I teach undergraduate and graduate Software Engineering and Systems classes at George Mason University, and make all of my teaching materials publicly available in the hope that they may be useful to others (outside of my institution).

CS 475: Concurrent and Distributed Systems (Undergraduate, Spring 2019)

CS 475: Concurrent and Distributed Systems (Undergraduate, Fall 2019)

SWE 432: Design and Implementation of Software for the Web (Undergraduate, Fall 2018)
CS 475: Concurrent and Distributed Systems (Undergraduate, Spring 2018)
CS/SWE 795: Program Analysis for Software Testing (Graduate, Fall 2017)
SWE 622: Distributed Software Engineering (Graduate, Spring 2017)
SWE 432: Design and Implementation of Software for the Web (Undergraduate, Fall 2016)

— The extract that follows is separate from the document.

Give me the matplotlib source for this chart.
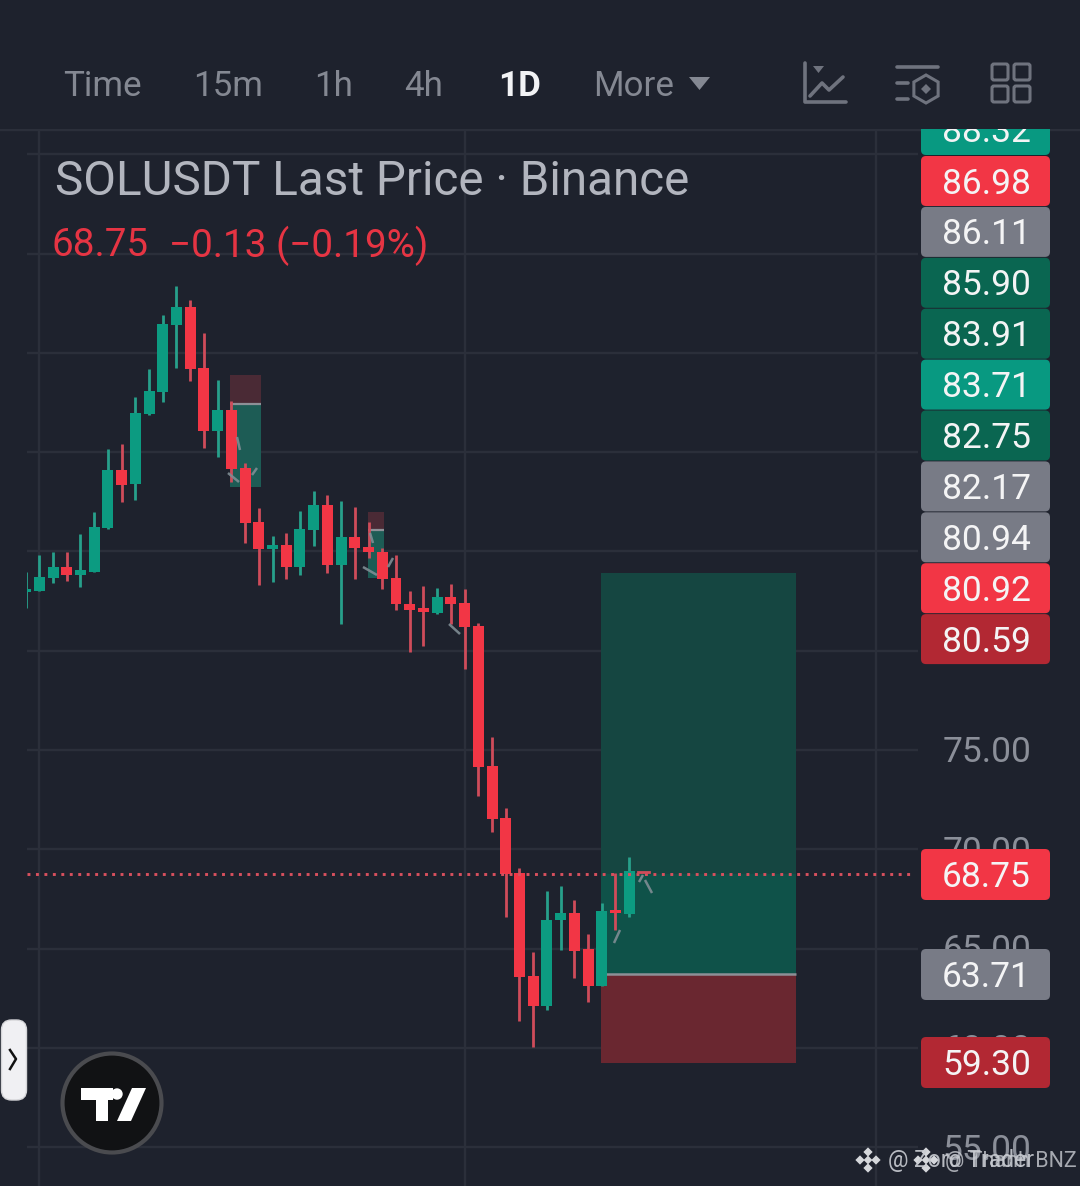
import matplotlib
matplotlib.use("Agg")
import matplotlib.pyplot as plt
from matplotlib.patches import FancyBboxPatch, Rectangle, Circle, Polygon, RegularPolygon

plt.rcParams['font.family'] = ['Roboto', 'DejaVu Sans']

# ---------- data ----------
opens = [82.97,83.02,83.68,84.23,83.81,83.98,86.16,89.10,88.38,91.90,93.04,96.41,97.29,94.22,91.06,92.12,89.18,
         86.48,85.11,85.32,84.23,86.08,87.34,84.31,85.71,85.24,84.98,83.65,82.35,82.15,81.91,82.72,82.39,81.24,
         74.19,71.56,68.79,63.62,62.11,66.44,66.78,64.97,63.12,66.97,66.73]
closes = [83.09,83.73,84.20,83.81,84.06,86.24,89.10,88.34,91.95,93.08,96.45,97.29,94.18,91.06,92.12,89.15,86.44,
          85.12,85.32,84.23,86.11,87.34,84.31,85.71,85.16,84.97,83.61,82.35,82.05,81.96,82.72,82.35,81.18,74.16,
          71.53,68.74,63.56,62.11,66.44,66.81,64.89,63.12,66.89,66.79,68.91]
highs = [83.98,84.82,84.98,84.98,85.88,86.97,90.16,90.41,92.79,94.18,96.90,98.36,97.66,96.01,93.63,92.59,89.44,
         87.20,85.77,85.94,87.03,88.04,87.84,87.54,87.25,86.49,85.17,84.82,83.02,83.26,83.14,83.34,83.11,81.38,
         75.67,72.06,69.04,64.81,67.90,68.15,67.45,65.74,67.31,68.79,69.60]
lows = [82.13,83.02,83.42,83.51,83.19,83.98,86.11,87.47,87.59,91.87,92.54,94.25,93.59,90.22,89.77,88.51,85.41,
        83.31,83.44,83.59,83.81,85.27,83.90,81.34,83.59,84.65,83.09,82.05,79.92,80.25,81.83,81.34,79.08,72.68,
        70.89,66.61,61.37,60.03,61.91,64.93,63.51,62.30,63.12,65.94,66.58]
candle_index = list(range(-1, 44))

price_ticks = [55, 60, 65, 70, 75, 80, 85, 90, 95, 100, 105]
axis_labels = ['75.00', '70.00', '65.00', '60.00', '55.00']
last_price = 68.75
entry, target, stop = 63.71, 83.91, 59.25
early_boxes = [(13.9, 16.16, 93.88, 92.42, 88.24), (23.96, 25.12, 86.98, 86.08, 83.66)]

stack_labels = ['88.32', '86.98', '86.11', '85.90', '83.91', '83.71', '82.75', '82.17', '80.94', '80.92', '80.59']
stack_kinds = ['g', 'r', 'n', 'd', 'd', 'g', 'd', 'n', 'n', 'r', 'k']
tabs = ['Time', '15m', '1h', '4h', '1D', 'More']

# ---------- style ----------
BG = '#1e222d'; GRID = '#2b2f3a'; RED = '#f23645'; GREEN = '#0c9b81'
RWICK = '#cf4c5a'; GWICK = '#27a08b'; TXT = '#8b8f99'
KIND = {'g': '#089981', 'r': RED, 'n': '#787b86', 'd': '#0a6651', 'k': '#b22833'}

W, H = 1080, 1186
fig = plt.figure(figsize=(W/100, H/100), dpi=100, facecolor=BG)

# price axes: spans pixels x 27..918, y 130..1186
ax = fig.add_axes([27/W, 0, (918-27)/W, (H-130)/H], facecolor=BG)
ax.set_xlim(-0.897, 64.05)
ax.set_ylim(53.05, 106.22)
ax.axis('off')

for p in price_ticks:
    ax.axhline(p, color=GRID, lw=1.7, zorder=1)
for xv in [0, 31.05, 61.0]:
    ax.axvline(xv, color=GRID, lw=1.7, zorder=1)

# position boxes
def pbox(x0, x1, y0, y1, c, z=2):
    ax.add_patch(Rectangle((x0, y0), x1-x0, y1-y0, fc=c, ec='none', zorder=z))

pbox(40.94, 55.15, last_price, target, '#154641')
pbox(40.94, 55.15, entry, last_price, '#0f5249')
pbox(40.94, 55.15, stop, entry, '#6a2730')
ax.plot([40.94, 55.15], [entry, entry], color='#8d9097', lw=1.8, zorder=2.5, solid_capstyle='butt')
for x0, x1, top, mid, bot in early_boxes:
    pbox(x0, x1, mid, top, '#4a2a35')
    pbox(x0, x1, bot, mid, '#1d5c55')
    ax.plot([x0, x1], [mid, mid], color='#8d9097', lw=1.6, zorder=2.5, solid_capstyle='butt')

# candles
for i, o, c, h, l in zip(candle_index, opens, closes, highs, lows):
    up = c >= o
    ax.vlines(i, l, h, color=GWICK if up else RWICK, lw=2.0, zorder=3)
    ax.bar(i, abs(c-o), bottom=min(o, c), width=0.8, color=GREEN if up else RED, zorder=4, linewidth=0)

ax.plot([-0.897, 63.6], [last_price, last_price], color='#d9505e', lw=2.1, zorder=5,
        linestyle=(0, (1.0, 1.9)))

# ---------- pixel overlay ----------
ov = fig.add_axes([0, 0, 1, 1], facecolor='none')
ov.set_xlim(0, W); ov.set_ylim(H, 0); ov.axis('off')

# separator
ov.plot([0, W], [129.5, 129.5], color=GRID, lw=1.7, zorder=1)

# annotation ticks
for seg in [((237, 437), (240, 450)), ((228, 473), (239, 482)), ((252, 475), (257, 468)),
            ((370, 533), (373, 543)), ((363, 567), (377, 575)), ((388, 567), (393, 558)),
            ((449, 624), (460, 634)), ((614, 943), (620, 930)), ((639, 882), (643, 875)),
            ((645, 880), (652, 893))]:
    ov.plot(*zip(*seg), color='#7f8d94', lw=1.8, alpha=0.9, zorder=6, solid_capstyle='butt')
ov.plot([638, 649], [872, 872], color='#cf4c5a', lw=2, zorder=6)

# axis labels
for lab, yy in zip(axis_labels, [753, 853, 951, 1051, 1150]):
    ov.text(987, yy, lab, color=TXT, fontsize=25.5, ha='center', va='center', zorder=7)

def pill(y0, y1, c, label):
    ov.add_patch(FancyBboxPatch((921, y0), 129, y1-y0, boxstyle='round,pad=0,rounding_size=5',
                                fc=c, ec='none', zorder=8))
    ov.text(986.5, (y0+y1)/2 + 3, label, color='#f4f4f5', fontsize=25.5, ha='center', va='center', zorder=9)

pill(104, 155, KIND[stack_kinds[0]], stack_labels[0])
for k, (lab, kind) in enumerate(zip(stack_labels[1:], stack_kinds[1:])):
    y0 = 156 + 50.9*k
    pill(y0, y0+50, KIND[kind], lab)
pill(849, 900, RED, '68.75')
pill(949, 1000, KIND['n'], '63.71')
pill(1037, 1088, KIND['k'], '59.30')

# header cover
ov.add_patch(Rectangle((0, 0), W, 128.5, fc=BG, ec='none', zorder=10))
for lab, xc in zip(tabs, [102, 228, 334, 424, 520, 634]):
    on = lab == '1D'
    ov.text(xc, 87, lab, color='#f2f3f5' if on else '#848892', fontsize=25.2,
            fontweight='bold' if on else 'normal', ha='center', va='center', zorder=11)
ov.add_patch(Polygon([(689, 77), (710, 77), (699.5, 90)], fc='#848892', ec='none', zorder=11))

IC = '#6f737e'
def iline(pts, lw=2.6):
    ov.plot(*zip(*pts), color=IC, lw=lw, zorder=11, solid_capstyle='round', solid_joinstyle='round')
iline([(805, 63), (805, 102), (846, 102)])
iline([(810, 96), (822, 83), (829, 90), (843, 77)])
ov.add_patch(Polygon([(813, 66), (824, 66), (818.5, 73)], fc=IC, ec='none', zorder=11))
iline([(897, 67), (938, 67)]); iline([(897, 83), (908, 83)]); iline([(897, 99), (908, 99)])
ov.add_patch(RegularPolygon((926, 89), 6, radius=14, fc='none', ec=IC, lw=2.2, zorder=11))
ov.add_patch(RegularPolygon((926, 89), 4, radius=5, fc=IC, ec='none', zorder=11))
for xi, yi in [(992, 64), (1014, 64), (992, 86), (1014, 86)]:
    ov.add_patch(FancyBboxPatch((xi, yi), 16, 16, boxstyle='round,pad=0,rounding_size=2',
                                fc='none', ec=IC, lw=2.2, zorder=11))

# titles
ov.text(55, 182, 'SOLUSDT Last Price · Binance', color='#b2b5be', fontsize=34.3, ha='left', va='center', zorder=11)
ov.text(52, 246, '68.75', color=RED, fontsize=27.8, ha='left', va='center', zorder=11, alpha=0.95)
ov.text(169, 246, '−0.13 (−0.19%)', color=RED, fontsize=27.8, ha='left', va='center', zorder=11, alpha=0.95)

# left handle
ov.add_patch(FancyBboxPatch((1.5, 1020), 25, 80, boxstyle='round,pad=0,rounding_size=10',
                            fc='#f0f0f3', ec='#d5d5d8', lw=1, zorder=11))
ov.plot([10, 16, 10], [1050, 1059, 1069], color='#111111', lw=1.8, zorder=12)

# logo
ov.add_patch(Circle((112, 1103), 49.5, fc='#111214', ec='#4a4b4f', lw=3, zorder=11))
ov.add_patch(Polygon([(81, 1088), (113, 1088), (113, 1100), (108, 1100), (108, 1121), (96, 1121), (96, 1100), (81, 1100)],
                     fc='white', ec='none', zorder=12))
ov.add_patch(Circle((117, 1094), 5.7, fc='white', ec='none', zorder=12))
ov.add_patch(Polygon([(132, 1088), (146, 1088), (131, 1121), (117, 1121)], fc='white', ec='none', zorder=12))

# watermark
def diamond(cx, cy, s):
    for dx, dy in [(0, -s), (0, s), (-s, 0), (s, 0)]:
        ov.add_patch(RegularPolygon((cx+dx, cy+dy), 4, radius=s*0.58, fc='#d5d7db', ec='none', zorder=12))
    ov.add_patch(RegularPolygon((cx, cy), 4, radius=s*0.55, fc='#d5d7db', ec='none', zorder=12))
diamond(868, 1160, 8)
diamond(926, 1160, 8)
ov.text(888, 1161, '@ Zoro Trader', color='#c9ccd2', fontsize=16.5, ha='left', va='center', zorder=12, alpha=0.9)
ov.text(945, 1161, '@ Thanh BNZ', color='#c9ccd2', fontsize=15.5, ha='left', va='center', zorder=12, alpha=0.8)

fig.savefig('out.png', dpi=100, facecolor=BG)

A complete up-to-date list of my service activities such as journal reviewing (e.g. Empirical Software Engineering and others), program committee membership (e.g. ASE, ICST and others) and funding evaluation (e.g. NSF panels) is maintained in my CV. I serve as faculty advisor to GMU’s Student-Run Computing and Technology (SRCT) group, an undergraduate organization that supports students interested in computing. I have (in 2017 and 2018) and will continue (in 2019) to co-organize the NSF-supported undergraduate Programming Languages Mentoring Workshop (PLMW) at SPLASH, an event focusing on broadening the participation of underrepresented groups in PL and SE research. In the two years that I have been involved in the organization (2017 and 2018), PLMW has reached an incredibly diverse audience and made a demonstrable impact on undergraduate students’ decisions to pursue graduate school in computer science.